§ **INSTRUCTION**
With all pictures omitted, return verbatim the lines from the beginning of the records below through the line containing "const plotLeft = 41, plotRight".

--- BEGIN PROVIDED DATA ---

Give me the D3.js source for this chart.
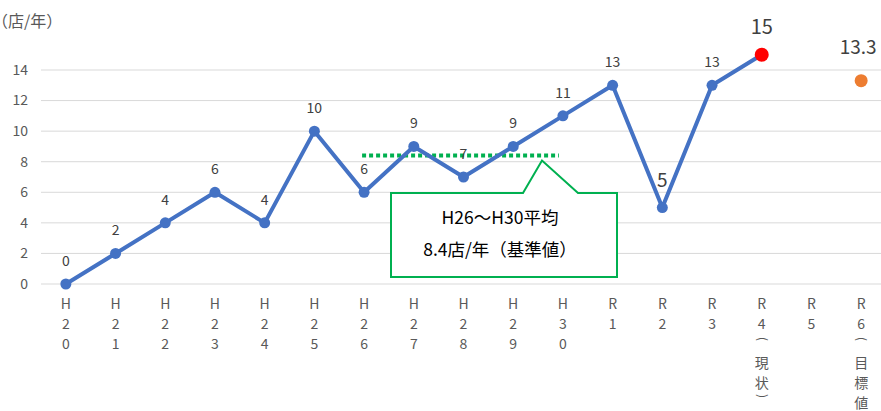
<!DOCTYPE html>
<html>
<head>
<meta charset="utf-8">
<script src="https://cdn.jsdelivr.net/npm/d3@7.9.0/dist/d3.min.js"></script>
<style>
  html, body { margin: 0; padding: 0; background: #fff; }
  svg { display: block; font-family: "Noto Sans CJK JP", "Noto Sans", sans-serif; }
</style>
</head>
<body>
<svg id="chart" width="881" height="411"></svg>
<script>
// 年度ごとの新規出店数
const categories = ['H20', 'H21', 'H22', 'H23', 'H24', 'H25', 'H26', 'H27', 'H28', 'H29', 'H30', 'R1', 'R2', 'R3', 'R4', 'R5', 'R6'];
const axisLabels = [
  ['H','2','0'], ['H','2','1'], ['H','2','2'], ['H','2','3'], ['H','2','4'], ['H','2','5'],
  ['H','2','6'], ['H','2','7'], ['H','2','8'], ['H','2','9'], ['H','3','0'],
  ['R','1'], ['R','2'], ['R','3'], ['R','4','（','現','状','）'], ['R','5'], ['R','6','（','目','標','値']
];
const actual = [0, 2, 4, 6, 4, 10, 6, 9, 7, 9, 11, 13, 5, 13, 15, null, null];
const target = [null, null, null, null, null, null, null, null, null, null, null, null, null, null, null, null, 13.3];
const baseline = { value: 8.4, from: 'H26', to: 'H30' };
const yTicks = [0, 2, 4, 6, 8, 10, 12, 14];
const yTitle = '（店/年）';
const calloutLines = ['H26～H30平均', '8.4店/年（基準値）'];

const svg = d3.select('#chart');
const plotLeft = 41, plotRight = 886, plotTop = 70, plotBottom = 284;

let x = d3.scaleBand().domain(categories).range([plotLeft, plotRight]);
let y = d3.scaleLinear().domain([0, 14]).range([plotBottom, plotTop]);
const cx = (c) => x(c) + x.bandwidth() / 2;

// grid
svg.append('g').selectAll('line').data(yTicks).join('line')
  .attr('x1', plotLeft).attr('x2', 881)
  .attr('y1', d => y(d)).attr('y2', d => y(d))
  .attr('stroke', '#d9d9d9').attr('stroke-width', 1);

svg.append('g').selectAll('text').data(yTicks).join('text')
  .attr('x', 28).attr('y', d => y(d)).attr('dy', '0.35em')
  .attr('text-anchor', 'end').attr('font-size', 14).attr('fill', '#595959')
  .text(d => d);

svg.append('text').attr('x', -8).attr('y', 27)
  .attr('font-size', 16).attr('fill', '#595959').text(yTitle);

// x labels, one char per row (parens turned for vertical writing)
const xg = svg.append('g').attr('font-size', 14).attr('fill', '#595959').attr('text-anchor', 'middle');
axisLabels.forEach((chars, i) => {
  const px = cx(categories[i]);
  let yy = 304;
  chars.forEach((ch, j) => {
    const prev = chars[j - 1];
    if (j > 0) {
      if (ch === '（') yy += 15;
      else if (prev === '（') yy += 24;
      else if (ch === '）') yy += 13;
      else yy += 20;
    }
    if (ch === '（' || ch === '）') {
      xg.append('text')
        .attr('x', px).attr('y', yy).attr('dy', '0.35em')
        .attr('font-size', 12)
        .attr('transform', `rotate(90,${px},${yy})`)
        .text(ch === '（' ? '(' : ')');
    } else {
      xg.append('text').attr('x', px).attr('y', yy).attr('dy', '0.36em').text(ch);
    }
  });
});

// baseline average
svg.append('line')
  .attr('x1', cx(baseline.from) - 2).attr('x2', cx(baseline.to) - 4)
  .attr('y1', y(baseline.value)).attr('y2', y(baseline.value))
  .attr('stroke', '#00b050').attr('stroke-width', 4)
  .attr('stroke-dasharray', '4 3');

// callout box
const bx0 = 391, bx1 = 617, by0 = 193, by1 = 277;
const tipX = 542, tipY = y(baseline.value) + 5;
svg.append('path')
  .attr('d', `M${bx0},${by0} L523,${by0} L${tipX},${tipY} L578,${by0} L${bx1},${by0} L${bx1},${by1} L${bx0},${by1} Z`)
  .attr('fill', '#fff').attr('stroke', '#00b050').attr('stroke-width', 2);
svg.append('g').selectAll('text').data(calloutLines).join('text')
  .attr('x', (bx0 + bx1) / 2 - 4).attr('y', (d, i) => 218 + i * 32).attr('dy', '0.35em')
  .attr('text-anchor', 'middle').attr('font-size', 17.5).attr('fill', '#000')
  .text(d => d);

// line
const pts = categories.map((c, i) => ({ c, v: actual[i] })).filter(d => d.v !== null);
const line = d3.line().x(d => cx(d.c)).y(d => y(d.v));
svg.append('path').datum(pts).attr('d', line)
  .attr('fill', 'none').attr('stroke', '#4472c4').attr('stroke-width', 4)
  .attr('stroke-linejoin', 'round');

const last = pts[pts.length - 1];
svg.append('g').selectAll('circle').data(pts).join('circle')
  .attr('cx', d => cx(d.c)).attr('cy', d => y(d.v))
  .attr('r', d => d === last ? 7 : 5.5)
  .attr('fill', d => d === last ? '#ff0000' : '#4472c4');

svg.append('g').selectAll('text').data(pts).join('text')
  .attr('x', d => cx(d.c))
  .attr('y', d => y(d.v) - (d === last ? 28 : d.c === 'R2' ? 27 : 23))
  .attr('dy', '0.35em').attr('text-anchor', 'middle')
  .attr('font-size', d => d === last ? 20 : d.c === 'R2' ? 19 : 14)
  .attr('fill', '#404040')
  .text(d => d.v);

// target
const tg = categories.map((c, i) => ({ c, v: target[i] })).filter(d => d.v !== null);
svg.append('g').selectAll('circle').data(tg).join('circle')
  .attr('cx', d => cx(d.c)).attr('cy', d => y(d.v)).attr('r', 6.5)
  .attr('fill', '#ed7d31');
svg.append('g').selectAll('text').data(tg).join('text')
  .attr('x', d => cx(d.c) - 3).attr('y', d => y(d.v) - 33).attr('dy', '0.35em')
  .attr('text-anchor', 'middle').attr('font-size', 19).attr('fill', '#404040')
  .text(d => d.v);
</script>
</body>
</html>
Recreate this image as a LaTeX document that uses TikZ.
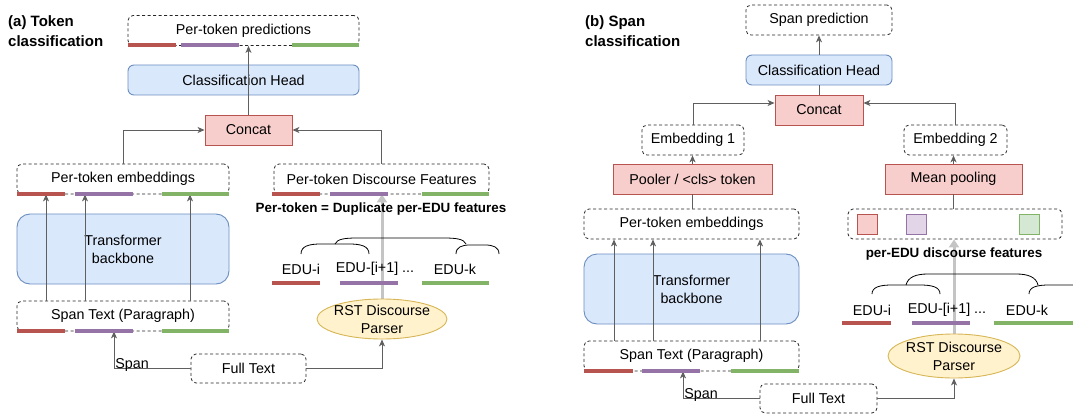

--- END PROVIDED DATA ---

§ **OUTPUT FOR THIS TASK**
Give me the D3.js source for this chart.
<!DOCTYPE html>
<html>
<head>
<meta charset="utf-8">
<script src="https://cdn.jsdelivr.net/npm/d3@7.9.0/dist/d3.min.js"></script>
<style>
  html, body { margin: 0; padding: 0; background: #fff; }
  svg { display: block; font-family: "Noto Sans CJK JP", "Noto Sans", sans-serif; }
</style>
</head>
<body>
<svg id="chart" width="881" height="411"></svg>
<script>
// 年度ごとの新規出店数
const categories = ['H20', 'H21', 'H22', 'H23', 'H24', 'H25', 'H26', 'H27', 'H28', 'H29', 'H30', 'R1', 'R2', 'R3', 'R4', 'R5', 'R6'];
const axisLabels = [
  ['H','2','0'], ['H','2','1'], ['H','2','2'], ['H','2','3'], ['H','2','4'], ['H','2','5'],
  ['H','2','6'], ['H','2','7'], ['H','2','8'], ['H','2','9'], ['H','3','0'],
  ['R','1'], ['R','2'], ['R','3'], ['R','4','（','現','状','）'], ['R','5'], ['R','6','（','目','標','値']
];
const actual = [0, 2, 4, 6, 4, 10, 6, 9, 7, 9, 11, 13, 5, 13, 15, null, null];
const target = [null, null, null, null, null, null, null, null, null, null, null, null, null, null, null, null, 13.3];
const baseline = { value: 8.4, from: 'H26', to: 'H30' };
const yTicks = [0, 2, 4, 6, 8, 10, 12, 14];
const yTitle = '（店/年）';
const calloutLines = ['H26～H30平均', '8.4店/年（基準値）'];

const svg = d3.select('#chart');
const plotLeft = 41, plotRight = 886, plotTop = 70, plotBottom = 284;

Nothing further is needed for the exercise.